There is a definite dividing line between the best foods to eat while pregnant and the foods you should phase out of your eating plan as soon as possible. As you make your daily choices about what to eat and what to exclude from your diet, you should consider more than just the caloric content of the foods you choose. You should also keep in mind the chemicals, additives, and other harmful substances that the food you choose may contain.
Almost everything you consume will cross the placenta and affect your developing baby as well. That’s why it’s crucial to choose foods high in vitamins, minerals, and nutrients and avoid anything with harmful chemicals or other substances. So for your pregnancy and diet, here are the best foods you can choose—and the ones you should phase out as soon as possible.
Organic Foods vs. Non-Organic Foods
You may think that going organic is simply too expensive to contemplate, but it’s definitely worth the health benefits to both you and your baby. Some varieties of non-organic produce have copious amounts of pesticide residue, and that residue can have harmful long-term effects on your health as well as your baby’s.
If you cannot afford to go all organic from the beginning, then try to focus on the dirty dozen of organic produce: peaches, apples, nectarines, bell peppers, strawberries, celery, cherries, pears, grapes, spinach (or kale), lettuce, and potatoes. These produce varieties have consistently tested higher in pesticide residue than other varieties, and you should opt for the organic varieties if at all possible.
Water vs. Coffee, Sodas, and Tea
Let’s face it—it’s hard to drink enough water. If you are a caffeine addict, you may find that you just need your morning coffee or tea to get going. Sodas are flavorful and addictive. So it can be difficult indeed to make the commitment to drink enough water with so many tempting options in the fridge. But drinking plenty of water can help you combat many of the common physical complaints you may experience during pregnancy.
If you suffer from headaches, body aches, water retention, or other symptoms, then drinking water can alleviate them. You should be drinking a minimum of half your body weight in water each day. So if you are 160 pounds, you should drink at least 80 ounces. If you work out or if you have morning sickness and experience vomiting, you should drink even more than that.
Whole Foods vs. Processed Foods
Most expectant moms are concerned about keeping their weight in check throughout pregnancy. The more cautious you are about adding extra pounds, the easier your road to fitness will be after you give birth. So it makes sense to only eat foods that are sensible and healthy and will help you keep excess weight gain at bay.

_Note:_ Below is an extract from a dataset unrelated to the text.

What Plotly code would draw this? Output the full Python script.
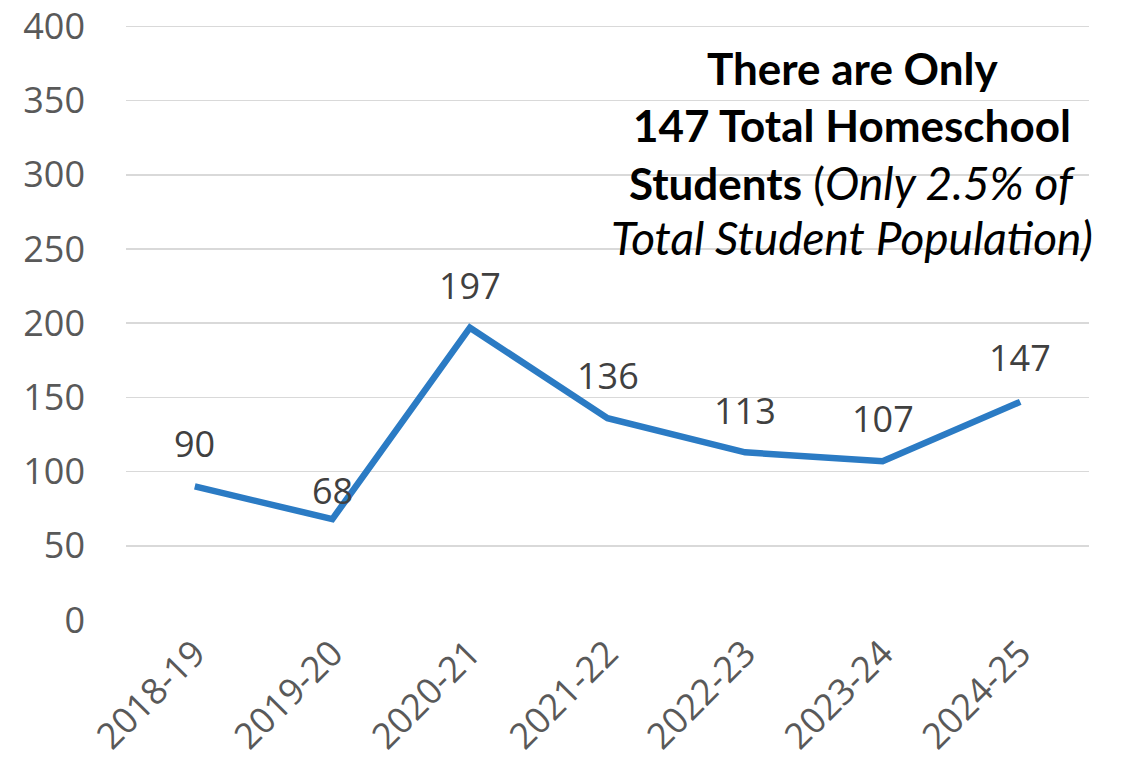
import plotly.graph_objects as go

years = ["2018-19", "2019-20", "2020-21", "2021-22", "2022-23", "2023-24", "2024-25"]
students = [90, 68, 197, 136, 113, 107, 147]
label_shift = [43, 29, 42, 43, 42, 43, 44]

title_lines = [
    "<b>There are Only</b>",
    "<b>147 Total Homeschool</b>",
    "<b>Students</b> (<i><span style='font-size:46px'>Only 2.5% of</span></i>",
    "<i><span style='font-size:46px'>Total Student Population)</span></i>",
]
title_y_px = [68, 125, 183, 238]

# plot area in page px: x 126-1089, y 25-620 (body margin removed via post_script)
W, H = 1123, 775
ml, mr, mt, mb = 126, 34, 25, 155
plot_h = H - mt - mb
plot_w = W - ml - mr

fig = go.Figure()
fig.add_trace(go.Scatter(
    x=years, y=students, mode="lines",
    line=dict(color="#2B7BC4", width=6.5),
    hoverinfo="skip", showlegend=False,
))

for xv, yv, s in zip(years, students, label_shift):
    fig.add_annotation(x=xv, y=yv, text=str(yv), showarrow=False,
                       yshift=s, font=dict(family="Open Sans", size=36, color="#404040"))

for t, yp in zip(title_lines, title_y_px):
    fig.add_annotation(xref="paper", yref="paper",
                       x=(852 - ml) / plot_w, y=(H - mb - yp) / plot_h,
                       text=t, showarrow=False, xanchor="center", yanchor="middle",
                       font=dict(family="Lato", size=44, color="#000000"))

fig.update_layout(
    width=W, height=H,
    margin=dict(l=ml, r=mr, t=mt, b=mb, autoexpand=False),
    plot_bgcolor="white", paper_bgcolor="white",
    font=dict(family="Open Sans", color="#595959"),
)
fig.update_xaxes(
    type="category", tickangle=-45, showgrid=False, showline=False, ticks="",
    tickfont=dict(family="Open Sans", size=36, color="#595959"),
    range=[-0.5, len(years) - 0.5], ticklabelstandoff=4, automargin=False,
)
fig.update_yaxes(
    range=[0, 401], dtick=50, tick0=0, showgrid=True, gridcolor="#D9D9D9", gridwidth=1.5,
    zeroline=False, showline=False, ticks="", ticklabelstandoff=40,
    ticklabeloverflow="allow", automargin=False,
    tickfont=dict(family="Open Sans", size=36, color="#595959"),
)

fig.write_html("out.html",
               config={"displayModeBar": False, "staticPlot": True},
               post_script="document.body.style.margin='0';document.body.style.overflow='hidden';")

This is where whole foods come in. The more processed foods you eat, the more additives, preservatives, chemicals, and fillers you consume. These extras can contribute to weight gain and water retention. But whole foods contain nutrients, fiber, and the vitamins and minerals you need to have a healthy pregnancy.
Plus, since they contain none of the sneaky extras that processed foods contain, they are a great way to help manage your weight during pregnancy.
Healthy Fats vs. Unhealthy Fats
Eating fats is not only encouraged, it’s necessary for your baby’s proper neural and cognitive development. This is because healthy fats contain the amino acids your baby needs to grow a healthy nervous system.
But this doesn’t give you carte blanche to order a bucket of fried chicken. Healthy fats don’t include hydrogenated or trans fats. Instead, you should opt for olive oil, avocadoes, coconut oil, organic butter, raw nuts, and nut butters.